In parallel, he contributed significantly to the discovery of quantum gravitational states of the neutron [6], to precision measurements of the weak interaction in neutron decay and neutron-nucleus interaction [8], to the discovery of asymmetries in the emission of ternary particles in nuclear fission and to the development of very sensitive diffraction enhanced particle-physics experiments [2]. The measurement of the neutron electric dipole moment via spin rotation in a non-centrosymmetric crystal with the Cryopad was a great venture we cannot forget.

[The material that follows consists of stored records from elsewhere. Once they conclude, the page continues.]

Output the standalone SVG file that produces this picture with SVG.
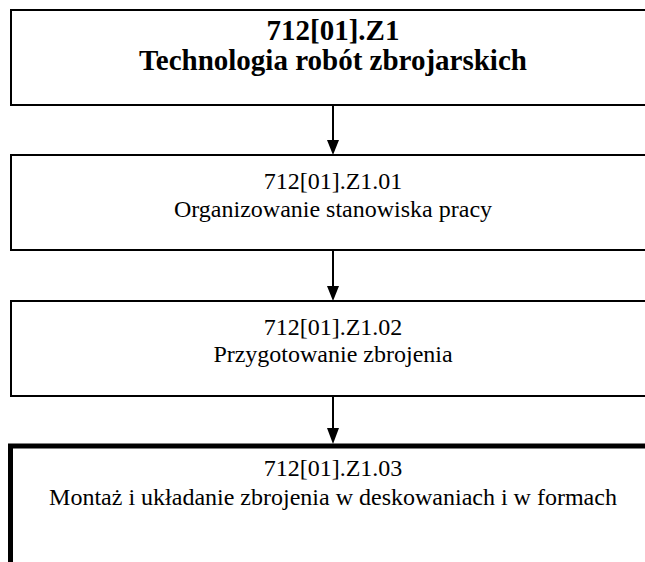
<svg xmlns="http://www.w3.org/2000/svg" width="645" height="562" viewBox="0 0 645 562">
  <style>
    .box { fill: #ffffff; stroke: #000000; stroke-width: 2; }
    .box-thick { fill: #ffffff; stroke: #000000; stroke-width: 5; }
    .t { font-family: "Liberation Serif", "Times New Roman", serif; fill: #000000; text-anchor: middle; font-size: 24px; }
    .title { font-weight: bold; font-size: 29px; }
    .edge { stroke: #000000; stroke-width: 2; fill: none; }
    .head { fill: #000000; }
  </style>
  <rect width="645" height="562" fill="#ffffff"/>

  <g id="node-z1">
    <rect class="box" x="11" y="10" width="660" height="95"/>
    <text class="t title" x="333" y="40">712[01].Z1</text>
    <text class="t title" x="333" y="70">Technologia robót zbrojarskich</text>
  </g>

  <g id="node-z1-01">
    <rect class="box" x="11" y="155" width="660" height="95"/>
    <text class="t" x="333" y="189">712[01].Z1.01</text>
    <text class="t" x="333" y="217">Organizowanie stanowiska pracy</text>
  </g>

  <g id="node-z1-02">
    <rect class="box" x="11" y="301" width="660" height="95"/>
    <text class="t" x="333" y="335">712[01].Z1.02</text>
    <text class="t" x="333" y="362">Przygotowanie zbrojenia</text>
  </g>

  <g id="node-z1-03">
    <rect class="box-thick" x="10.5" y="446" width="660" height="140"/>
    <text class="t" x="333" y="476">712[01].Z1.03</text>
    <text class="t" x="333" y="505">Montaż i układanie zbrojenia w deskowaniach i w formach</text>
  </g>

  <g id="connectors">
    <line class="edge" x1="333" y1="105" x2="333" y2="141"/>
    <polygon class="head" points="327,140 339,140 333,155"/>
    <line class="edge" x1="333" y1="250" x2="333" y2="287"/>
    <polygon class="head" points="327,286 339,286 333,301"/>
    <line class="edge" x1="333" y1="396" x2="333" y2="429"/>
    <polygon class="head" points="327,428 339,428 333,444"/>
  </g>
</svg>
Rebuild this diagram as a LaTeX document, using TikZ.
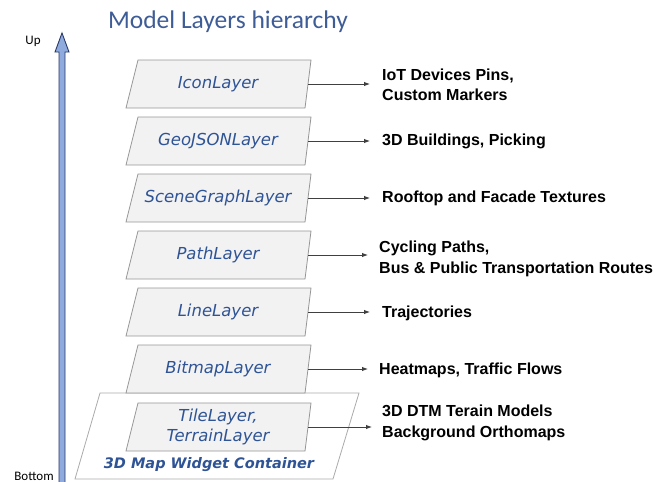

Sasha was both creative and pragmatic. He was also shy, but always smiling. He was a hard worker, used to present seminars in a great artistic style and solved mathematical problems in the traffic jams between Voreppe and ILL. When Sasha was testing a new device, he often said: “I am satisfied with 99.9% polarisation. I can do better. But we have to leave some margin for future generations”.
We were very fortunate to have met and worked with him. It is with great sorrow that we say goodbye to a friend who will be greatly missed. He is survived by his wife Katia and their children Anastasia and Kouzma.